WORK REQUIRED: Up to and including the line with "(0,0) rectangle (769,964);", write out the listing from its first line, minus the pictures.
:::::
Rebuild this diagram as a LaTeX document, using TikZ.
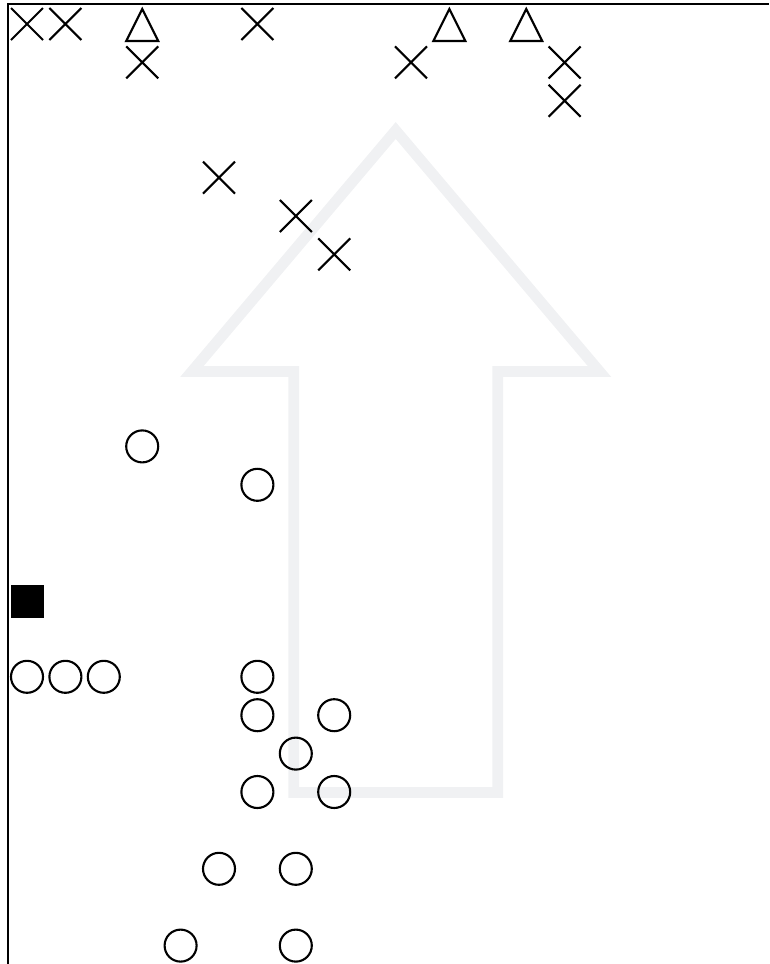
\documentclass[tikz,border=0pt]{standalone}
\usepackage{xcolor}
\usetikzlibrary{calc}
\definecolor{arrowgray}{RGB}{240,241,243}

\tikzset{
  mk/.style={line width=1.2pt,black},
  xmark/.pic={\draw[mk] (-16,-16) -- (16,16) (-16,16) -- (16,-16);},
  tmark/.pic={\draw[mk,line join=miter] (-16,17) -- (0,-15) -- (16,17) -- cycle;}
}

\begin{document}
\begin{tikzpicture}[x=0.02cm,y=-0.02cm]
  \useasboundingbox (0,0) rectangle (769,964);

  % Big arrow in the back
  \draw[arrowgray,line width=6.2pt,line join=miter]
    (293.7,792.5) -- (293.7,371.5) -- (191.9,371.5) -- (395.7,130.5)
    -- (599.5,371.5) -- (497.7,371.5) -- (497.7,792.5) -- cycle;

  % Frame
  \draw[line width=1.4pt] (8,964) -- (8,4) -- (769,4);

  % Crosses
  \foreach \c/\r in {0/0,1/0,6/0,3/1,10/1,14/1,14/2,5/4,7/5,8/6}
    \pic at ({27+38.4*\c},{24+38.4*\r}) {xmark};

  % Triangles
  \foreach \c/\r in {3/0,11/0,13/0}
    \pic at ({27+38.4*\c},{24+38.4*\r}) {tmark};

  % Circles
  \foreach \c/\r in {3/11,6/12,0/17,1/17,2/17,6/17,6/18,8/18,7/19,6/20,8/20,5/22,7/22,4/24,7/24}
    \draw[mk] ({27+38.4*\c},{24+38.4*\r}) circle (16);

  % Filled square
  \fill (10.5,584.5) rectangle (43.5,617.5);
\end{tikzpicture}
\end{document}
:::::
SOLUTION:
Rebuild this diagram as a LaTeX document, using TikZ.
\documentclass[tikz,border=0pt]{standalone}
\usepackage{xcolor}
\usetikzlibrary{calc}
\definecolor{arrowgray}{RGB}{240,241,243}

\tikzset{
  mk/.style={line width=1.2pt,black},
  xmark/.pic={\draw[mk] (-16,-16) -- (16,16) (-16,16) -- (16,-16);},
  tmark/.pic={\draw[mk,line join=miter] (-16,17) -- (0,-15) -- (16,17) -- cycle;}
}

\begin{document}
\begin{tikzpicture}[x=0.02cm,y=-0.02cm]
  \useasboundingbox (0,0) rectangle (769,964);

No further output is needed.